IPv6 SEO implecations?

Jimmy Hess mysidia at gmail.com
Tue Mar 29 02:22:43 UTC 2011


On Mon, Mar 28, 2011 at 5:18 PM, Wil Schultz <wschultz at bsdboy.com> wrote:
> I'm attempting to find out information on the SEO implications of testing ipv6 out.
> A couple of concerns that come to mind are:
> 1) www.domain.com and ipv6.domain.com are serving the exact same content.
> Typical SEO standards are to only serve good content from a single domain so information isn't watered down and so that the larger search engines won't penalize. So a big concern is having search results take a hit because content is duplicated through two different domains, even though one domain is ipv4 only and the other is ipv6 only.
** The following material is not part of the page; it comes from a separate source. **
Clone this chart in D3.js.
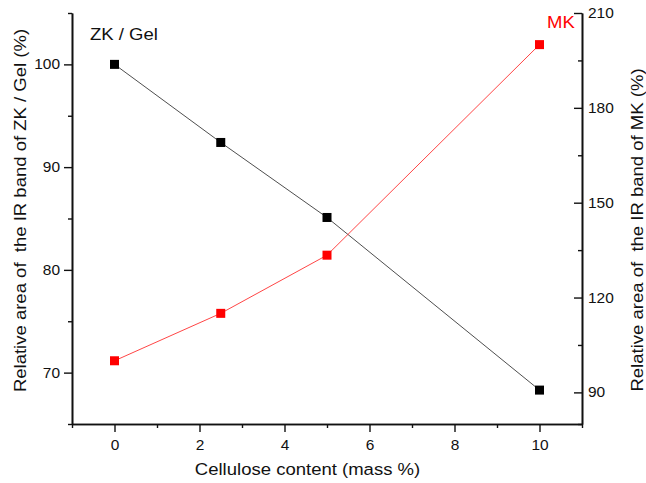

The real name for SEO is  Search-Engine manipulation.  And the moment you
indicate "typical SEO standards",  the search engine developers have
likely already
become aware of the existence of the problem/tactic  and fiddled with
knobs plenty of
times since then....

Sometimes search engines penalize what they see to be duplicate content in
the indexes.    Spammers sometimes try to include the same content in
many domains
or steal content from other sites to enhance page rank. Big search
engines offer some
method of canonicalization or selection of a preferred domain through sitemaps.

Use the tools provided by your search engine to tell them
ipv6.domain.com is just domain.com.

If IPv4 and IPv6 are combined in one index, there is a risk that the
IPv4 pages could
get penalized and only the IPv6 pages show at the top  (or vice-versa).

You could use robots.txt to block access to one of the sites for just the robots
that penalized or   a rel=nofollow.   If even necessary... I for one am
completely unconvinced that major search engines are penalizing in this scenario
currently,  solely because a site was duplicated to a "ipv6" subdomain.

Keep in mind there is a search engine using this practice for their own domain.
Who knows...  in the future they may be penalizing sites that _don't_ have an
IPv6 subdomain or v6 dual-stacking   (assuming they are not penalizing that /
rewarding IPv6 connected sites already).

In this case attempting to put old SEO tactics first may hurt visitor
experience
more than help.

ipv6.domain.com  available over IPv6  and   domain.com   available
over IPv4  are
not really "different" domains;  I expect search engines may keep IPv4 and IPv6
indexes separate.


At least for a time...  since there are IPv4-only nodes who would not
be able to access IPv6
hyperlinks in a search results page.